Saturday, March 10, 2012

U.S. glum on prospects for new U.N. Syria resolution

WASHINGTON (Reuters) - The United States said on Friday that, amid ongoing opposition from Russia, it was not optimistic the U.N. Security Council could agree on a new resolution urging an end to the Syrian government's brutal crackdown on its opponents.

State Department spokeswoman Victoria Nuland said that negotiations between the five permanent Security Council members and Morocco - the sole Arab state on the 15-nation council - aimed at agreeing on the language for the U.S.-drafted resolution had made no progress.

"We are, frankly, not over optimistic that an agreed text will be reached in the future," Nuland told reporters.

The U.S.-backed resolution follows two earlier proposed condemnations of Damascus that Russia and China vetoed. The council has remained deadlocked over Syria's military operations against pro-democracy protesters the United Nations says has killed over 7,500 civilians.

Nuland said the United States and its Arab partners would continue to press Moscow to change course and drop its support for Syrian President Bashar al-Assad.

Russian Foreign Minister Sergei Lavrov is expected to attend an Arab League meeting in Cairo over the weekend, and he will meet U.S. Secretary of State Hillary Clinton on Monday on the sidelines of a Security Council meeting to debate the "Arab Spring" uprisings.

"This is now topic one, two and three in our conversation with Moscow," Nuland said.

"We would like to see Russia do what it can to put pressure, because as we've said, our concern is for the Syrian people.

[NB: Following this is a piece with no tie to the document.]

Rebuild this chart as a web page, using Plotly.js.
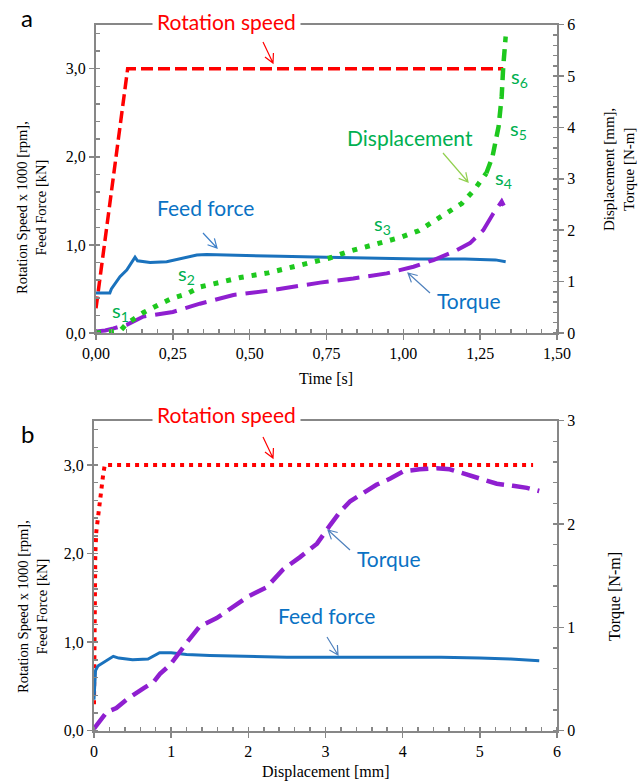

And it is time for Russia to stand with them."

The U.S.-drafted resolution at the United Nations came as Washington seeks to muster international support for an Arab League plan for a political transition in Syria that has drawn opposition primarily from Moscow but also from China.

HAGGLING OVER "BALANCE"

The U.S. draft, obtained by Reuters on Tuesday, demands "unhindered humanitarian access" and "condemns the continued widespread, systematic and gross violations of human rights and fundamental freedoms by the Syrian authorities and demands that the Syrian government immediately put an end to such violations."

It also would have the council demand Syria release all "arbitrarily detained" prisoners and withdraw the military from cities, where security forces have sought to crush anti-government protests.

Russia and China proposed amendments to the U.S. draft that would have weakened it significantly, according to a Western diplomat.

Their amendments would have dropped calls for "further measures" if Damascus does not comply with the resolution and balanced calls on Syria to withdraw its troops from cities with a demand that rebel fighters simultaneously stop the violence and withdraw as well, the diplomat said.

Such amendments could be difficult for countries like France to accept. French Foreign Ministry spokesman Bernard Valero said on Friday that Paris opposed any council resolution that would assign responsibility for the violence equally to the Syrian government and the opposition.

Speaking privately, however, several U.N. officials said it would help Kofi Annan's job as joint U.N.-African Union envoy to Syria if the council were to unanimously adopt a resolution. Annan meets Assad in Damascus on Saturday.

U.N. ambassadors from the United States, Britain, France, China, Russia and Morocco began discussing the draft on Tuesday.

Several Western diplomats had already expressed disappointment with the existing U.S. draft, saying it fell far short of an appropriately tough condemnation of the Assad government's nearly year-long clamp-down.

Russia and China said the main reason they vetoed a council resolution backing the Arab plan last month was because it was an attempt to push Libya-style "regime change" in Syria.